Kraj

Demaskatorska gra nazwiskami, czyli jak się kłóci prawica

dewastacja obywatelskiej przyzwoitości przez prawicę pogłębia się. dewastacja obywatelskiej przyzwoitości przez prawicę pogłębia się. olly18 / PantherMedia
Moją główną intencją w tym felietonie jest ilustracja poziomu (a właściwie jego braku) argumentacyjnego polskiej prawicy. Uderza nie tylko nagminne posługiwanie się antysemityzmem.

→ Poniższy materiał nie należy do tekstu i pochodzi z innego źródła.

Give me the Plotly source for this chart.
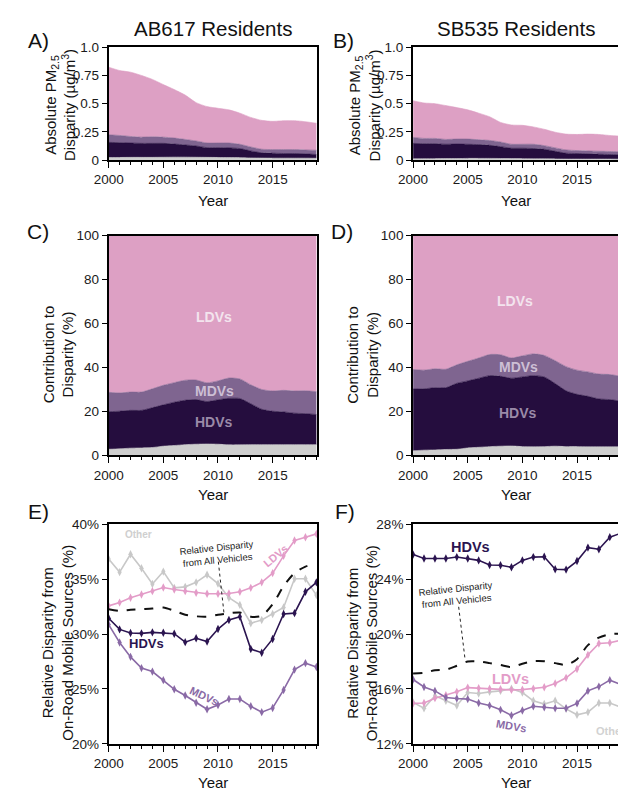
import plotly.graph_objects as go

W, H = 618, 799
FONT = "Liberation Sans, Arial, Helvetica, sans-serif"

years = list(range(2000, 2020))

# ---- Absolute PM2.5 disparity (ug/m3), AB617 residents ----
ab_other = [0.023, 0.023, 0.024, 0.024, 0.024, 0.025, 0.026, 0.026, 0.025, 0.024,
            0.023, 0.022, 0.021, 0.019, 0.018, 0.017, 0.017, 0.017, 0.017, 0.016]
ab_hdv = [0.134, 0.131, 0.127, 0.124, 0.124, 0.123, 0.116, 0.108, 0.100, 0.086,
          0.087, 0.086, 0.081, 0.062, 0.046, 0.044, 0.041, 0.041, 0.038, 0.033]
ab_mdv = [0.067, 0.064, 0.058, 0.055, 0.058, 0.055, 0.053, 0.049, 0.044, 0.041,
          0.041, 0.043, 0.038, 0.035, 0.032, 0.032, 0.035, 0.035, 0.035, 0.038]
ab_ldv = [0.599, 0.576, 0.570, 0.547, 0.509, 0.466, 0.430, 0.393, 0.340, 0.323,
          0.308, 0.294, 0.276, 0.262, 0.256, 0.250, 0.256, 0.256, 0.250, 0.239]

# ---- Absolute PM2.5 disparity (ug/m3), SB535 residents ----
sb_other = [0.011, 0.012, 0.012, 0.013, 0.013, 0.015, 0.015, 0.015, 0.014, 0.013,
            0.012, 0.011, 0.011, 0.010, 0.009, 0.009, 0.009, 0.009, 0.009, 0.008]
sb_hdv = [0.137, 0.133, 0.133, 0.127, 0.129, 0.125, 0.122, 0.116, 0.105, 0.092,
          0.093, 0.091, 0.085, 0.068, 0.052, 0.049, 0.046, 0.043, 0.040, 0.039]
sb_mdv = [0.053, 0.047, 0.047, 0.043, 0.044, 0.046, 0.043, 0.043, 0.041, 0.035,
          0.035, 0.038, 0.032, 0.030, 0.029, 0.026, 0.026, 0.026, 0.027, 0.026]
sb_ldv = [0.325, 0.314, 0.308, 0.300, 0.279, 0.259, 0.236, 0.210, 0.174, 0.171,
          0.168, 0.154, 0.145, 0.139, 0.140, 0.143, 0.149, 0.149, 0.142, 0.139]

# ---- Contribution to disparity (%), AB617 ----
abp_other = [2.8, 3.0, 3.3, 3.4, 3.6, 4.2, 4.5, 4.9, 5.1, 5.2,
             5.1, 4.8, 4.8, 4.9, 4.9, 4.9, 4.9, 4.9, 4.9, 4.9]
abp_hdv = [17.1, 17.1, 17.2, 17.1, 18.1, 18.8, 19.7, 20.2, 20.3, 19.3,
           20.2, 21.2, 21.1, 18.6, 16.1, 15.2, 14.9, 14.3, 14.1, 13.7]
abp_mdv = [8.8, 8.3, 8.3, 8.3, 8.6, 8.9, 8.9, 9.1, 8.9, 8.5,
           8.6, 9.2, 8.9, 8.6, 9.0, 9.2, 9.8, 10.1, 10.4, 10.4]
abp_ldv = [71.3, 71.6, 71.2, 71.2, 69.7, 68.1, 66.9, 65.8, 65.7, 67.0,
           66.1, 64.8, 65.2, 67.9, 70.0, 70.7, 70.4, 70.7, 70.6, 71.0]

# ---- Contribution to disparity (%), SB535 ----
sbp_other = [2.1, 2.4, 2.5, 2.7, 2.8, 3.4, 3.7, 4.0, 4.2, 4.3,
             4.0, 3.9, 4.0, 4.2, 4.0, 4.0, 3.9, 3.9, 3.9, 3.9]
sbp_hdv = [28.1, 27.9, 28.3, 28.1, 30.0, 30.5, 31.4, 32.3, 31.8, 30.8,
           31.7, 32.4, 31.7, 28.5, 25.4, 23.8, 23.0, 21.8, 21.5, 20.8]
sbp_mdv = [8.9, 8.5, 8.6, 8.4, 8.4, 8.9, 9.2, 9.6, 9.8, 9.2,
           9.6, 9.9, 9.8, 10.4, 11.0, 11.0, 11.1, 11.3, 11.4, 11.3]
sbp_ldv = [60.9, 61.2, 60.6, 60.8, 58.8, 57.2, 55.7, 54.1, 54.2, 55.7,
           54.7, 53.8, 54.5, 56.9, 59.6, 61.2, 62.0, 63.0, 63.2, 64.0]

# ---- Relative disparity from on-road mobile sources (%), AB617 ----
abr_ldv = [32.56, 32.86, 33.30, 33.60, 33.90, 34.23, 34.05, 33.90, 33.75, 33.66,
           33.66, 33.69, 33.84, 34.20, 34.70, 35.54, 37.11, 38.51, 38.81, 39.11]
abr_hdv = [31.43, 30.42, 30.09, 30.06, 30.15, 30.12, 30.03, 29.26, 29.61, 29.32,
           30.45, 31.28, 31.58, 28.63, 28.30, 29.55, 31.82, 31.90, 33.84, 34.70]
abr_mdv = [30.86, 29.23, 27.92, 26.90, 26.58, 25.80, 24.97, 24.40, 23.75, 23.15,
           23.54, 24.08, 24.08, 23.42, 22.89, 23.27, 24.91, 26.76, 27.35, 27.00]
abr_other = [36.82, 35.63, 37.26, 35.98, 34.55, 35.68, 34.20, 34.29, 34.70, 35.39,
             34.58, 33.30, 32.65, 30.98, 31.28, 31.82, 32.41, 35.03, 35.03, 33.54]
abr_all = [32.26, 32.11, 32.20, 32.26, 32.32, 32.41, 32.11, 31.76, 31.61, 31.58,
           31.76, 31.88, 31.96, 31.58, 31.67, 32.71, 34.35, 35.54, 36.13, 36.43]

# ---- Relative disparity from on-road mobile sources (%), SB535 ----
sbr_hdv = [25.79, 25.50, 25.50, 25.50, 25.60, 25.50, 25.36, 25.02, 25.00, 24.86,
           25.36, 25.60, 25.62, 24.71, 24.69, 25.31, 26.29, 26.17, 27.05, 27.33]
sbr_all = [17.12, 17.17, 17.36, 17.40, 17.69, 18.00, 18.00, 17.88, 17.74, 17.60,
           17.83, 18.02, 18.02, 17.88, 17.76, 18.17, 19.19, 19.74, 19.98, 20.02]
sbr_ldv = [14.95, 14.98, 15.33, 15.55, 15.79, 16.10, 16.05, 16.02, 15.98, 15.93,
           15.95, 16.02, 16.12, 16.40, 16.81, 17.45, 18.48, 19.31, 19.36, 19.55]
sbr_mdv = [16.69, 16.14, 15.86, 15.38, 15.31, 15.26, 14.98, 14.79, 14.48, 14.07,
           14.43, 14.74, 14.67, 14.60, 14.60, 14.95, 15.86, 16.17, 16.64, 16.33]
sbr_other = [15.02, 14.60, 15.50, 15.14, 14.79, 15.74, 15.67, 15.79, 15.86, 16.02,
             15.74, 15.14, 14.90, 15.14, 14.55, 14.12, 14.31, 14.98, 14.98, 14.67]

# tick labels
abs_ticks = [0, 0.25, 0.5, 0.75, 1.0]
abs_ticktext = ["0", "0.25", "0.5", "0.75", "1.0"]
pct_ticks = [0, 20, 40, 60, 80, 100]
rel_ab_ticks = [20, 25, 30, 35, 40]
rel_ab_ticktext = ["20%", "25%", "30%", "35%", "40%"]
rel_sb_ticks = [12, 16, 20, 24, 28]
rel_sb_ticktext = ["12%", "16%", "20%", "24%", "28%"]

# colours
C_LDV = "#dda0c4"
C_MDV = "#7f6590"
C_HDV = "#250d3e"
C_OTH = "#cecece"
L_LDV = "#e39cc8"
L_HDV = "#2b1450"
L_MDV = "#8a6aa6"
L_OTH = "#c8c8c8"


def px(x):
    return x / W


def py(y):
    return 1 - y / H


fig = go.Figure()


def add_stack(xa, ya, series):
    for vals, col in series:
        fig.add_trace(go.Scatter(
            x=years, y=vals, xaxis=xa, yaxis=ya, stackgroup=xa + "s",
            mode="lines", line=dict(width=0.6, color=col, shape="spline", smoothing=0.6),
            fillcolor=col, hoverinfo="skip", showlegend=False))


add_stack("x", "y", [(ab_other, C_OTH), (ab_hdv, C_HDV), (ab_mdv, C_MDV), (ab_ldv, C_LDV)])
add_stack("x2", "y2", [(sb_other, C_OTH), (sb_hdv, C_HDV), (sb_mdv, C_MDV), (sb_ldv, C_LDV)])
add_stack("x3", "y3", [(abp_other, C_OTH), (abp_hdv, C_HDV), (abp_mdv, C_MDV), (abp_ldv, C_LDV)])
add_stack("x4", "y4", [(sbp_other, C_OTH), (sbp_hdv, C_HDV), (sbp_mdv, C_MDV), (sbp_ldv, C_LDV)])


def add_lines(xa, ya, other, allv, ldv, hdv, mdv):
    for vals, col in [(other, L_OTH), (ldv, L_LDV), (hdv, L_HDV), (mdv, L_MDV)]:
        fig.add_trace(go.Scatter(
            x=years, y=vals, xaxis=xa, yaxis=ya, mode="lines+markers",
            line=dict(width=1.6, color=col),
            marker=dict(symbol="diamond-tall", size=6, color=col),
            hoverinfo="skip", showlegend=False))
    fig.add_trace(go.Scatter(
        x=years, y=allv, xaxis=xa, yaxis=ya, mode="lines",
        line=dict(width=2, color="#111111", dash="dash", shape="spline", smoothing=0.8),
        hoverinfo="skip", showlegend=False))


add_lines("x5", "y5", abr_other, abr_all, abr_ldv, abr_hdv, abr_mdv)
add_lines("x6", "y6", sbr_other, sbr_all, sbr_ldv, sbr_hdv, sbr_mdv)

# ---- axes ----
LEFT = (96, 310)
RIGHT = (408, 618)
ROWS = [(41, 156), (233, 457), (527, 751)]
tickfont = dict(family=FONT, size=13.5, color="#1a1a1a")


def xaxis_cfg(cols, row, anchor, rng):
    return dict(domain=[px(cols[0]), px(cols[1])], anchor=anchor, range=rng,
                showline=True, linewidth=2, linecolor="black", mirror=True,
                ticks="outside", ticklen=6, tickwidth=1, tickcolor="black",
                tick0=2000, dtick=5, tickfont=tickfont, showgrid=False, zeroline=False,
                minor=dict(ticks="outside", ticklen=3, tickwidth=1, dtick=1,
                           tickcolor="black", showgrid=False))


def yaxis_cfg(row, anchor, rng, tv, tt, mirror):
    return dict(domain=[py(ROWS[row][1]), py(ROWS[row][0])], anchor=anchor, range=rng,
                showline=True, linewidth=2, linecolor="black", mirror=mirror,
                ticks="outside", ticklen=5, tickwidth=1, tickcolor="black",
                tickvals=tv, ticktext=tt, tickfont=tickfont,
                showgrid=False, zeroline=False)


RL = [2000, 2019.1]
RR = [2000, 2018.75]
layout_axes = dict(
    xaxis=xaxis_cfg(LEFT, 0, "y", RL),
    yaxis=yaxis_cfg(0, "x", [0, 1], abs_ticks, abs_ticktext, True),
    xaxis2=xaxis_cfg(RIGHT, 0, "y2", RR),
    yaxis2=yaxis_cfg(0, "x2", [0, 1], abs_ticks, abs_ticktext, False),
    xaxis3=xaxis_cfg(LEFT, 1, "y3", RL),
    yaxis3=yaxis_cfg(1, "x3", [0, 100], pct_ticks, [str(v) for v in pct_ticks], True),
    xaxis4=xaxis_cfg(RIGHT, 1, "y4", RR),
    yaxis4=yaxis_cfg(1, "x4", [0, 100], pct_ticks, [str(v) for v in pct_ticks], False),
    xaxis5=xaxis_cfg(LEFT, 2, "y5", RL),
    yaxis5=yaxis_cfg(2, "x5", [20, 40], rel_ab_ticks, rel_ab_ticktext, True),
    xaxis6=xaxis_cfg(RIGHT, 2, "y6", RR),
    yaxis6=yaxis_cfg(2, "x6", [12, 28], rel_sb_ticks, rel_sb_ticktext, False),
)

ann = []


def text(x, y, s, size=15, color="#111111", bold=False, angle=0, xanchor="center"):
    if bold:
        s = "<b>" + s + "</b>"
    ann.append(dict(text=s, showarrow=False, textangle=angle, xanchor=xanchor,
                    yanchor="middle", x=px(x), y=py(y), xref="paper", yref="paper",
                    font=dict(family=FONT, size=size, color=color)))


# column titles and panel letters
text(203, 22, "AB617 Residents", size=20.5)
text(513, 22, "SB535 Residents", size=20.5)
for lbl, x, y in [("A)", 11, 34), ("B)", 324, 34), ("C)", 10, 229), ("D)", 322, 229),
                  ("E)", 11, 514), ("F)", 326, 514)]:
    text(x, y, lbl, size=21, xanchor="left")

# axis titles
for x0 in (96, 408):
    text(x0 - 50, 100, "Absolute PM<sub>2.5</sub><br>Disparity (µg/m<sup>3</sup>)", size=15, angle=-90)
    text(x0 - 52, 354, "Contribution to<br>Disparity (%)", size=15, angle=-90)
    text(x0 - 52, 648, "Relative Disparity from<br>On-Road Mobile Sources (%)", size=15, angle=-90)
for xc in (203, 513):
    text(xc, 197, "Year", size=15)
    text(xc, 497, "Year", size=15)
    text(xc, 790, "Year", size=15)

# stacked-area category labels
text(204, 316, "LDVs", size=14, color="#f3e4ee", bold=True)
text(204, 391, "MDVs", size=14, color="#cdbfd5", bold=True)
text(204, 423, "HDVs", size=14, color="#9a8aa8", bold=True)
text(512, 300, "LDVs", size=14, color="#f3e4ee", bold=True)
text(516, 367, "MDVs", size=14, color="#cdbfd5", bold=True)
text(516, 414, "HDVs", size=14, color="#9a8aa8", bold=True)

# line-panel labels (E)
text(127, 538, "Other", size=10, color="#cfcfcf", bold=True)
text(267, 560, "LDVs", size=11, color=L_LDV, bold=True, angle=-40)
text(135, 649, "HDVs", size=13, color=L_HDV, bold=True)
text(194, 702, "MDVs", size=11, color=L_MDV, bold=True, angle=25)
text(207, 557, "Relative Disparity<br>from All Vehicles", size=9.5, color="#222222", angle=-6)

# line-panel labels (F)
text(467, 550, "HDVs", size=14.5, color=L_HDV, bold=True)
text(508, 685, "LDVs", size=14.5, color=L_LDV, bold=True)
text(509, 733, "MDVs", size=11, color=L_MDV, bold=True, angle=10)
text(593, 738, "Other", size=11, color="#d2d2d2", bold=True, xanchor="left")
text(452, 599, "Relative Disparity<br>from All Vehicles", size=9.5, color="#222222", angle=-6)

# dotted leaders from the "All Vehicles" notes to the dashed curves
shapes = [
    dict(type="line", xref="x5", yref="y5", x0=2010.03, y0=36.58, x1=2010.54, y1=31.96,
         line=dict(color="#222222", width=1, dash="dot")),
    dict(type="line", xref="x6", yref="y6", x0=2004.17, y0=21.98, x1=2004.76, y1=18.12,
         line=dict(color="#222222", width=1, dash="dot")),
]

fig.update_layout(
    width=W, height=H, margin=dict(l=0, r=0, t=0, b=0),
    paper_bgcolor="white", plot_bgcolor="white", showlegend=False,
    annotations=ann, shapes=shapes, **layout_axes)

fig.write_html("out.html")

„Dostać milion złotych za molestowanie, że tam ktoś kiedyś komuś wsadził rękę pod spódniczkę. No któż by nie chciał? Wiele pań za mniejsze pieniądze spódniczki podciąga, a tutaj milion i dożywotnia renta. Panienki jedna przez drugą teraz będą sobie przypominać. Miliona złotych to taka panienka jedna z drugą przez całe życie mogą nie zarobić, a tutaj za jednego sztosa. Żadne k…y nie są tak wynagradzane na całym świecie”.

To słowa p. Michalkiewicza, dziennikarza, ale przede wszystkim natchnionego (być może przez siły nadprzyrodzone) bojownika o to, co słuszne w rozumieniu rozmodlonej (i nie tylko) prawicy, wypowiedziane przez niego po skazującym wyroku na zakonnika ze zgromadzenia Chrystusowców za więzienie i wielokrotne gwałcenie pewnej kobiety. Ofiara wytoczyła p. Michalkiewiczowi proces o naruszenie jej dóbr osobistych. Wygrała – sąd zasądził od dziarskiego publicysty 150 tys. zł odszkodowania. Pan Michalkiewicz poinformował ludzkość o swoim przerażeniu, gdy skonstatował, że komornik zajął jego konto, poprosił, aby wsparto go finansowo w nieszczęściu, i ujawnił nazwisko swojej „prześladowczyni”.

Trudno przypuścić, aby p. Michalkiewicz miał jakiekolwiek wyrzuty sumienia (ma je czyste, bo nieużywane, jak mawiał Lec). Działanie komornika było motywowane tym, że pozwany chciał płacić w ratach, na co powódka się nie zgodziła, oświadczając, że mu nie ufa. Tak więc p. Michalkiewiczowi zdarzyła się potrójna przykrość. Po pierwsze, przegrał proces. Po drugie, musi całość zapłacić od razu, a nie w ratach.